One form of this is parameter synthesis. Many systems have tunable parameters, like the gains in a feedback controller. Which values are the "right" ones? We can define "right" as "those parameter values for which the system satisfies its specification under all possible operating conditions." Using robustness, we can frame this as a search for parameters such that the worst-case robustness (the infimum over all scenarios) is non-negative. This automatically carves out a certified "safe region" in the high-dimensional space of design parameters, giving engineers a map of all valid configurations.
An even more dynamic approach is to use robustness within a Model Predictive Controller (MPC). An MPC is a modern control strategy that, at every step, predicts the system's future behavior over a short horizon and computes an optimal sequence of control actions. By adding the STL robustness as a constraint in this optimization, we create a controller that is constantly planning to satisfy complex temporal goals. We can tell the controller: "Minimize fuel consumption, subject to the constraint that the robustness of the safety specification must always be greater than or equal to zero."
This leads to wonderfully resilient behavior. We can even define "soft" constraints, which allow the controller to tolerate tiny, temporary violations of a specification if it's necessary to avoid a much larger problem. This is achieved by adding a small, penalized "slack" variable to the robustness constraint. The controller will always strive for perfect correctness, but it has the wisdom to know when a small, tactical compromise is the best path to overall success.
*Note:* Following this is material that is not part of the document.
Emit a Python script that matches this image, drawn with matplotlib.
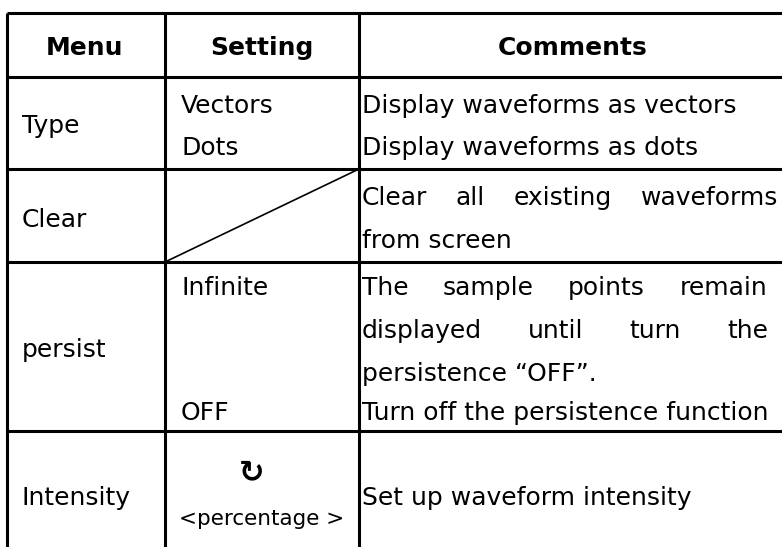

In the end, we see that robustness semantics is far more than a mathematical tool. It is a unifying language that connects high-level, often abstract, mission requirements to the concrete, quantitative world of optimization, control, and physical implementation. It gives us a compass for testing, a guardian for monitoring, a bridge to physical reality, and a blueprint for design. It is a testament to the power and beauty of finding a single, elegant idea that illuminates and connects so many different facets of science and engineering.